* _Code that draws figures_
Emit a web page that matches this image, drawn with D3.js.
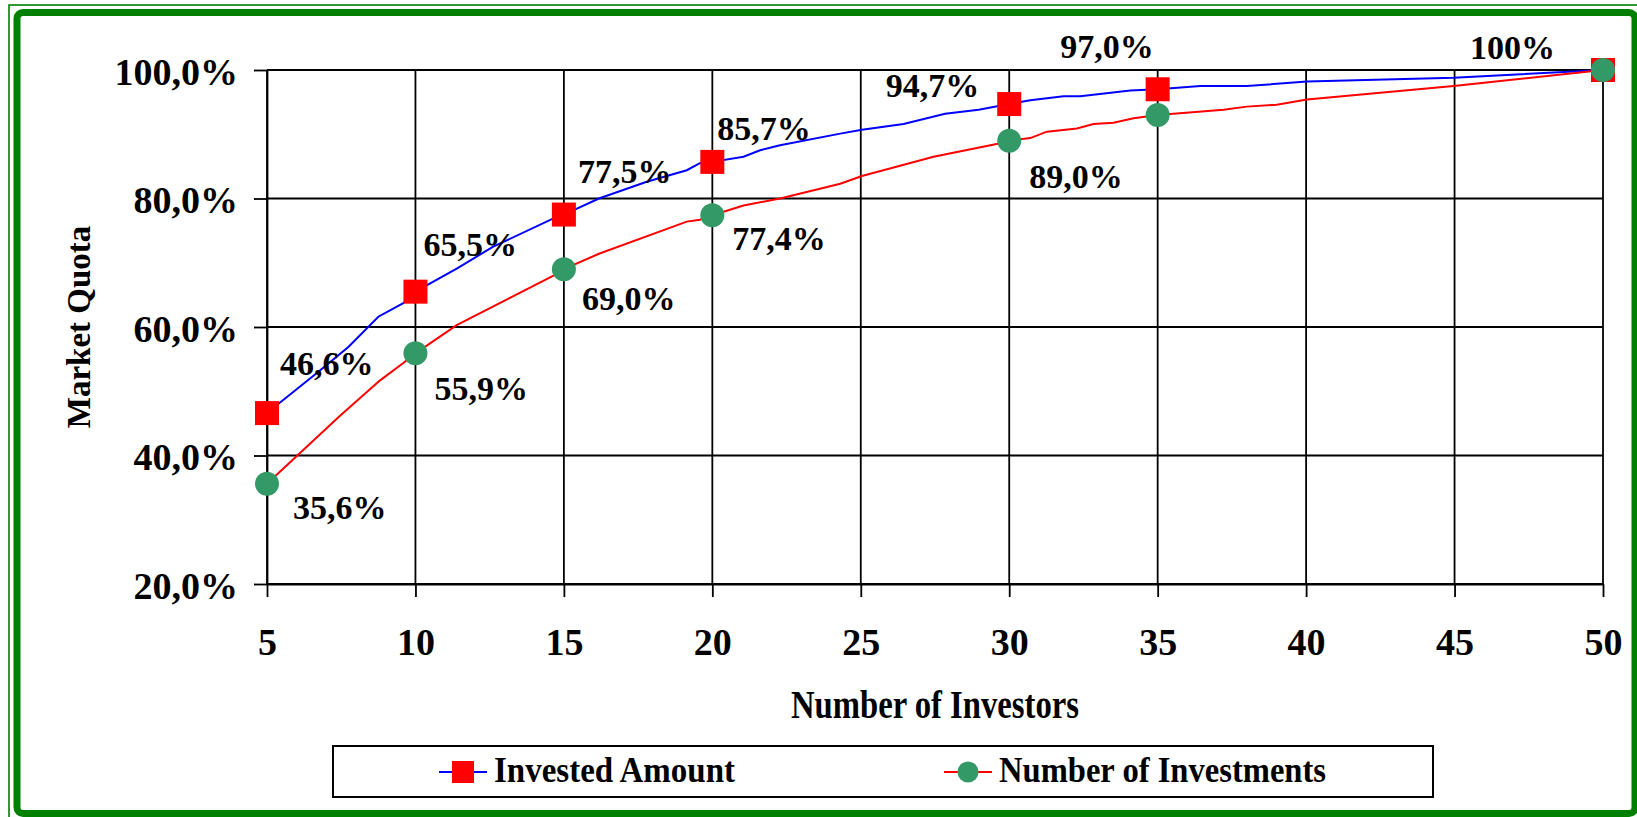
<!DOCTYPE html>
<html>
<head>
<meta charset="utf-8">
<script src="https://cdn.jsdelivr.net/npm/d3@7"></script>
<style>
  body { margin: 0; background: #fff; }
  svg text { font-family: "Liberation Serif", "Times New Roman", serif; font-weight: bold; fill: #000; }
</style>
</head>
<body>
<div id="chart"></div>
<script>
'use strict';

// data
const investorTicks = [5, 10, 15, 20, 25, 30, 35, 40, 45, 50];
const quotaTicks = [20, 40, 60, 80, 100];

// Invested Amount (blue line)
const amountX = [5, 6.67, 7.74, 8.75, 9.59, 10, 11.39, 12.62, 14.65, 15, 16.18, 17.79, 19.14, 19.58, 20,
  21.05, 21.61, 22.28, 24.31, 25.04, 26.44, 27.84, 28.97, 30, 30.71, 31.83, 32.39, 34.08, 35,
  36.44, 38.0, 40.03, 44.97, 50];
const amountY = [46.6, 52.8, 56.9, 61.6, 63.7, 65.5, 69.1, 72.5, 76.9, 77.5, 80.0, 82.6, 84.4, 85.5, 85.7,
  86.5, 87.5, 88.3, 90.1, 90.7, 91.6, 93.2, 93.8, 94.7, 95.3, 95.9, 95.9, 96.8, 97.0,
  97.5, 97.5, 98.2, 98.8, 100];

// Number of Investments (red line)
const countX = [5, 7.46, 8.81, 9.59, 10, 11.39, 14.65, 15, 16.18, 19.14, 19.58, 20, 21.05, 22.28, 24.31,
  25.04, 27.45, 29.7, 30, 30.71, 31.27, 32.28, 32.84, 33.51, 34.19, 35, 37.22, 38.0, 39.01,
  40.03, 44.97, 50];
const countY = [35.6, 46.2, 51.7, 54.4, 55.9, 60.3, 68.0, 69.0, 71.4, 76.4, 76.7, 77.4, 78.9, 80.0, 82.3,
  83.5, 86.5, 88.6, 89.0, 89.4, 90.4, 90.9, 91.6, 91.8, 92.5, 93.0, 93.8, 94.3, 94.6,
  95.4, 97.5, 100];

const markerX = [5, 10, 15, 20, 30, 35, 50];
const amountMarks = [46.6, 65.5, 77.5, 85.7, 94.7, 97.0, 100];
const countMarks = [35.6, 55.9, 69.0, 77.4, 89.0, 93.0, 100];
const amountLabels = ['46,6%', '65,5%', '77,5%', '85,7%', '94,7%', '97,0%', '100%'];
const countLabels = ['35,6%', '55,9%', '69,0%', '77,4%', '89,0%', '', ''];

const seriesNames = ['Invested Amount', 'Number of Investments'];

const W = 1637, H = 817;
const FONT = '"Liberation Serif", "Times New Roman", serif';

const svg = d3.select('#chart').append('svg')
    .attr('width', W)
    .attr('height', H)
    .attr('font-family', FONT)
    .attr('font-weight', 'bold');

// green frame
svg.append('rect')
    .attr('x', 9).attr('y', 5)
    .attr('width', W).attr('height', H)
    .attr('fill', 'none').attr('stroke', '#008000').attr('stroke-width', 1.6);
svg.append('rect')
    .attr('x', 17).attr('y', 12.5)
    .attr('width', 1618).attr('height', 801)
    .attr('rx', 6)
    .attr('fill', '#fff').attr('stroke', '#008000').attr('stroke-width', 7);

const xScale = d3.scaleLinear().domain([5, 50]).range([267, 1603]);
const yScale = d3.scaleLinear().domain([20, 100]).range([584, 70]);

// grid
svg.append('g').selectAll('line')
    .data(quotaTicks)
    .join('line')
    .attr('x1', xScale(5)).attr('x2', xScale(50))
    .attr('y1', d => yScale(d)).attr('y2', d => yScale(d))
    .attr('stroke', '#000').attr('stroke-width', 1.8);
svg.append('g').selectAll('line')
    .data(investorTicks)
    .join('line')
    .attr('x1', d => xScale(d)).attr('x2', d => xScale(d))
    .attr('y1', yScale(20)).attr('y2', yScale(100))
    .attr('stroke', '#000').attr('stroke-width', 1.8);

// axes
const yAxis = svg.append('g')
    .attr('transform', 'translate(' + xScale(5) + ',0)')
    .call(d3.axisLeft(yScale)
        .tickValues(quotaTicks)
        .tickSize(13).tickSizeOuter(0).tickPadding(16)
        .tickFormat(d => d.toFixed(1).replace('.', ',') + '%'));
yAxis.selectAll('text').attr('font-size', 38).attr('dy', '0.38em');

const xAxis = svg.append('g')
    .attr('transform', 'translate(0,' + yScale(20) + ')')
    .call(d3.axisBottom(xScale)
        .tickValues(investorTicks)
        .tickSize(13).tickSizeOuter(0).tickPadding(31));
xAxis.selectAll('text').attr('font-size', 38);

[yAxis, xAxis].forEach(a => {
  a.attr('font-family', FONT).attr('font-size', null);
  a.selectAll('line, path').attr('stroke', '#000').attr('stroke-width', 1.8);
});

// axis titles
svg.append('text')
    .attr('x', (xScale(5) + xScale(50)) / 2)
    .attr('y', 718)
    .attr('text-anchor', 'middle')
    .attr('font-size', 39)
    .attr('textLength', 288)
    .attr('lengthAdjust', 'spacingAndGlyphs')
    .text('Number of Investors');

svg.append('text')
    .attr('transform', 'translate(90,' + (yScale(20) + yScale(100)) / 2 + ') rotate(-90)')
    .attr('text-anchor', 'middle')
    .attr('font-size', 33)
    .text('Market Quota');

// lines
const line = d3.line()
    .x(d => xScale(d[0]))
    .y(d => yScale(d[1]));

svg.append('path')
    .datum(d3.zip(amountX, amountY))
    .attr('d', line)
    .attr('fill', 'none').attr('stroke', '#0000ff').attr('stroke-width', 2);

svg.append('g').selectAll('rect')
    .data(d3.zip(markerX, amountMarks))
    .join('rect')
    .attr('x', d => xScale(d[0]) - 12).attr('y', d => yScale(d[1]) - 12)
    .attr('width', 24).attr('height', 24)
    .attr('fill', '#ff0000');

svg.append('path')
    .datum(d3.zip(countX, countY))
    .attr('d', line)
    .attr('fill', 'none').attr('stroke', '#ff0000').attr('stroke-width', 2);

svg.append('g').selectAll('circle')
    .data(d3.zip(markerX, countMarks))
    .join('circle')
    .attr('cx', d => xScale(d[0])).attr('cy', d => yScale(d[1]))
    .attr('r', 12)
    .attr('fill', '#339966');

// data labels, nudged the way they sit in the original
const amountNudge = [[13, -38, 'start'], [8, -36, 'start'], [14, -32, 'start'], [5, -22, 'start'],
  [-30, -7, 'end'], [-4, -31, 'end'], [-48, -11, 'end']];
const countNudge = [[26, 35, 'start'], [19, 47, 'start'], [18, 41, 'start'], [20, 35, 'start'],
  [20, 47, 'start'], [0, 0, 'start'], [0, 0, 'start']];

function drawLabels(values, labels, nudge) {
  svg.append('g').selectAll('text')
      .data(d3.range(markerX.length).filter(i => labels[i]))
      .join('text')
      .attr('x', i => xScale(markerX[i]) + nudge[i][0])
      .attr('y', i => yScale(values[i]) + nudge[i][1])
      .attr('text-anchor', i => nudge[i][2])
      .attr('font-family', FONT)
      .attr('font-size', 34)
      .text(i => labels[i]);
}
drawLabels(amountMarks, amountLabels, amountNudge);
drawLabels(countMarks, countLabels, countNudge);

// legend
const legend = svg.append('g');
legend.append('rect')
    .attr('x', 333).attr('y', 746)
    .attr('width', 1100).attr('height', 51)
    .attr('fill', '#fff').attr('stroke', '#000').attr('stroke-width', 2);

const legendItems = [
  {x: 439, text: seriesNames[0], len: 241, line: '#0000ff', mark: 'square'},
  {x: 944, text: seriesNames[1], len: 327, line: '#ff0000', mark: 'circle'}
];
legendItems.forEach(it => {
  legend.append('line')
      .attr('x1', it.x).attr('x2', it.x + 48)
      .attr('y1', 772).attr('y2', 772)
      .attr('stroke', it.line).attr('stroke-width', 2);
  if (it.mark === 'square') {
    legend.append('rect')
        .attr('x', it.x + 13).attr('y', 761)
        .attr('width', 22).attr('height', 22)
        .attr('fill', '#ff0000');
  } else {
    legend.append('circle')
        .attr('cx', it.x + 24).attr('cy', 772).attr('r', 10.5)
        .attr('fill', '#339966');
  }
  legend.append('text')
      .attr('x', it.x + 55).attr('y', 782)
      .attr('font-size', 35)
      .attr('textLength', it.len)
      .attr('lengthAdjust', 'spacingAndGlyphs')
      .text(it.text);
});
</script>
</body>
</html>
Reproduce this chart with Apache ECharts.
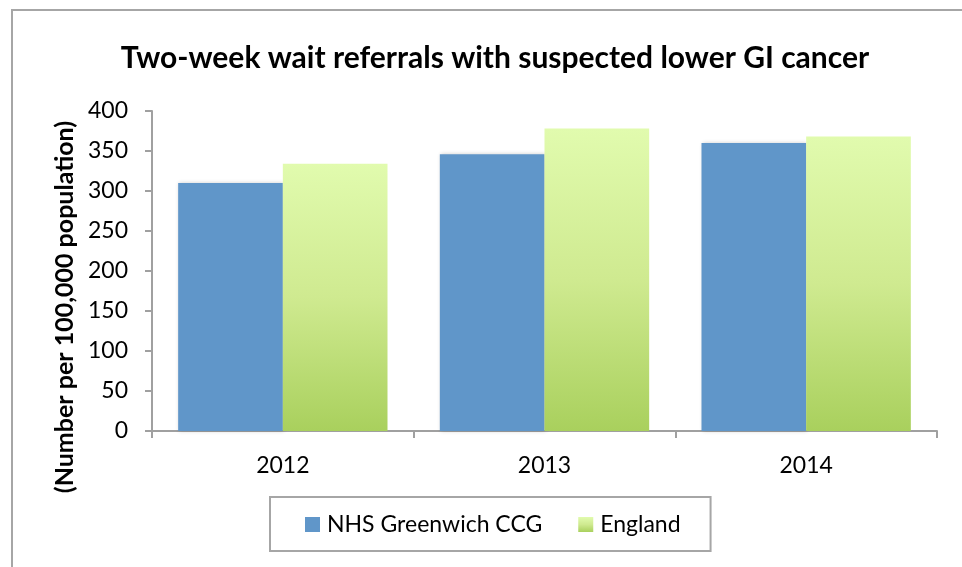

* _GIVEN TASK_
Exactly as written, please give again the lines from the beginning of the listing through the line containing "const quotaTicks = [20, 40, 60, 80, 100];", inclusive, without any pictures.

* _EXERCISE ANSWER_
Emit a web page that matches this image, drawn with D3.js.
<!DOCTYPE html>
<html>
<head>
<meta charset="utf-8">
<script src="https://cdn.jsdelivr.net/npm/d3@7"></script>
<style>
  body { margin: 0; background: #fff; }
  svg text { font-family: "Liberation Serif", "Times New Roman", serif; font-weight: bold; fill: #000; }
</style>
</head>
<body>
<div id="chart"></div>
<script>
'use strict';

// data
const investorTicks = [5, 10, 15, 20, 25, 30, 35, 40, 45, 50];
const quotaTicks = [20, 40, 60, 80, 100];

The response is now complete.